> [Task brief] Your output is the lines from the first one to the one containing "450, 500, 550]", repeated exactly, with images left out.
:: Supplied information
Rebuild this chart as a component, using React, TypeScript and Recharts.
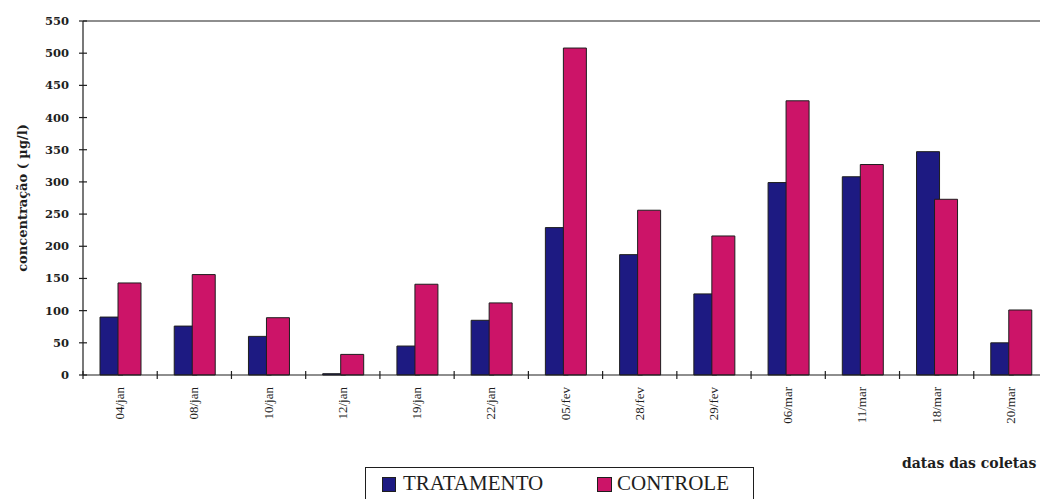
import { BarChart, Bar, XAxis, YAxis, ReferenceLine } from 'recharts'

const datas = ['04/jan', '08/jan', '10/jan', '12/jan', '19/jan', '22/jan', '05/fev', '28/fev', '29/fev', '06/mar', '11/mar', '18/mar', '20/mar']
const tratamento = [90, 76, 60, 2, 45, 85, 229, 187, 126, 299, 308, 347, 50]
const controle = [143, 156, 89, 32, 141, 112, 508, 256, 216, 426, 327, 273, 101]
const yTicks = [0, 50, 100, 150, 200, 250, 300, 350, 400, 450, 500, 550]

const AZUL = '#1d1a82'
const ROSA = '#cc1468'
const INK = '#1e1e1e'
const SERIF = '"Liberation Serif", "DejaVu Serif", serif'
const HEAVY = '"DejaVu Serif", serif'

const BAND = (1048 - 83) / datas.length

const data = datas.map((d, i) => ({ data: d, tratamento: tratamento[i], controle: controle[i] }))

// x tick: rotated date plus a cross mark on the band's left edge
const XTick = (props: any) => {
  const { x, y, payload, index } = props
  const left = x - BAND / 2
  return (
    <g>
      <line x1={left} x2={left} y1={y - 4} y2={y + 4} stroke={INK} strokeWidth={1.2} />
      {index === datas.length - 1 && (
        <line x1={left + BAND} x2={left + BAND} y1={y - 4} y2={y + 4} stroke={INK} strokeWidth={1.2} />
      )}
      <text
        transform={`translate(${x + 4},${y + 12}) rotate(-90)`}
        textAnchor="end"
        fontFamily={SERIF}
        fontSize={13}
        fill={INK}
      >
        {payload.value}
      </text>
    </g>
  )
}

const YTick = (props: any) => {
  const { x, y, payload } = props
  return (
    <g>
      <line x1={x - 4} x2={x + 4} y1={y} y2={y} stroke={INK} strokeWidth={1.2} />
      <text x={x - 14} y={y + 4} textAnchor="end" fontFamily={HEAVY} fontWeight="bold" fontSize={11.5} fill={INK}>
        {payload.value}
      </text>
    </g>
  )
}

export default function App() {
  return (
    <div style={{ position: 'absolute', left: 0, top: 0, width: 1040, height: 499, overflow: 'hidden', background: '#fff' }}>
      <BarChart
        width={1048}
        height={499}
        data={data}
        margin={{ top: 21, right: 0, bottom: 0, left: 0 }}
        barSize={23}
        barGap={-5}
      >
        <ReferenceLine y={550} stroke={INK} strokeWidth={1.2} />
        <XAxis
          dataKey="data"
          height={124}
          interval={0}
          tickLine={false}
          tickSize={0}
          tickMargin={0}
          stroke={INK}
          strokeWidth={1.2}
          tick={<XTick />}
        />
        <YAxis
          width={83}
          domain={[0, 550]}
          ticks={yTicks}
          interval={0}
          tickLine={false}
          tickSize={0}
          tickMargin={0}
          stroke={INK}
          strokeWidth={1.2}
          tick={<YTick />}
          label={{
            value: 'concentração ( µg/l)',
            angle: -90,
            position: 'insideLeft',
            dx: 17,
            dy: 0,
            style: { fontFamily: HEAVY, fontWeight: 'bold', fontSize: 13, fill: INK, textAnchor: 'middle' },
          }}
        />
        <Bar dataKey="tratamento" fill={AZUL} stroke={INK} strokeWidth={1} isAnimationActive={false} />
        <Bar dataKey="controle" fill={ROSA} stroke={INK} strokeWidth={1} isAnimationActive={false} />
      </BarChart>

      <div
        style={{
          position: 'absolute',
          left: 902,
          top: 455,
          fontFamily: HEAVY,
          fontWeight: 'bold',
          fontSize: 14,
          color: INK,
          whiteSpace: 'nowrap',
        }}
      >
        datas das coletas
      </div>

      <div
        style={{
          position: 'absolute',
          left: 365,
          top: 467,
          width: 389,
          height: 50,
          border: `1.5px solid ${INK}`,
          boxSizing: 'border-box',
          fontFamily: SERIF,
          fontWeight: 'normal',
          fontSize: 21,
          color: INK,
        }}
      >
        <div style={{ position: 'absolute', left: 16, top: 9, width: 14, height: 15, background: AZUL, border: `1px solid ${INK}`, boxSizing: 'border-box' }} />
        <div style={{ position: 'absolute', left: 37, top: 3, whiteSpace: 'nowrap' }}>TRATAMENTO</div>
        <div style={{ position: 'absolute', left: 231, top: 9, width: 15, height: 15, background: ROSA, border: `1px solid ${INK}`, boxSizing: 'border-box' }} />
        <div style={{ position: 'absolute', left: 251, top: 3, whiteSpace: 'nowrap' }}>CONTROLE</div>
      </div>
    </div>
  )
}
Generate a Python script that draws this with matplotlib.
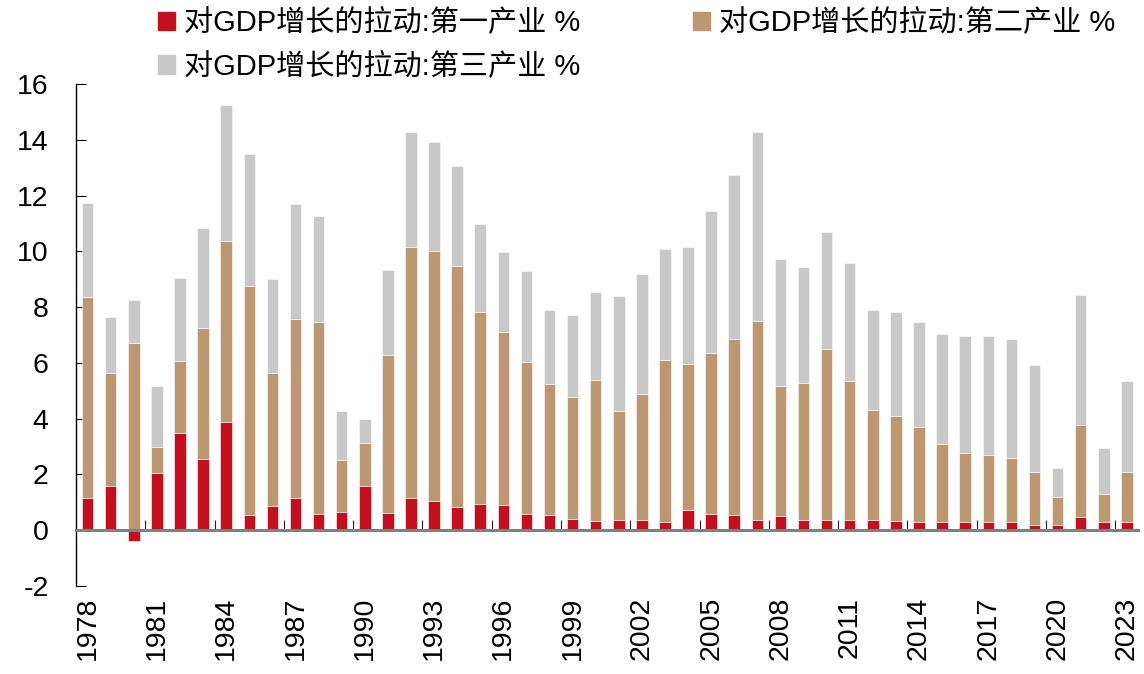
::::
> [Worked solution]
Rebuild this chart as a component, using React, TypeScript and Recharts.
import { BarChart, Bar, XAxis, YAxis, ReferenceLine } from 'recharts'

const datas = ['04/jan', '08/jan', '10/jan', '12/jan', '19/jan', '22/jan', '05/fev', '28/fev', '29/fev', '06/mar', '11/mar', '18/mar', '20/mar']
const tratamento = [90, 76, 60, 2, 45, 85, 229, 187, 126, 299, 308, 347, 50]
const controle = [143, 156, 89, 32, 141, 112, 508, 256, 216, 426, 327, 273, 101]
const yTicks = [0, 50, 100, 150, 200, 250, 300, 350, 400, 450, 500, 550]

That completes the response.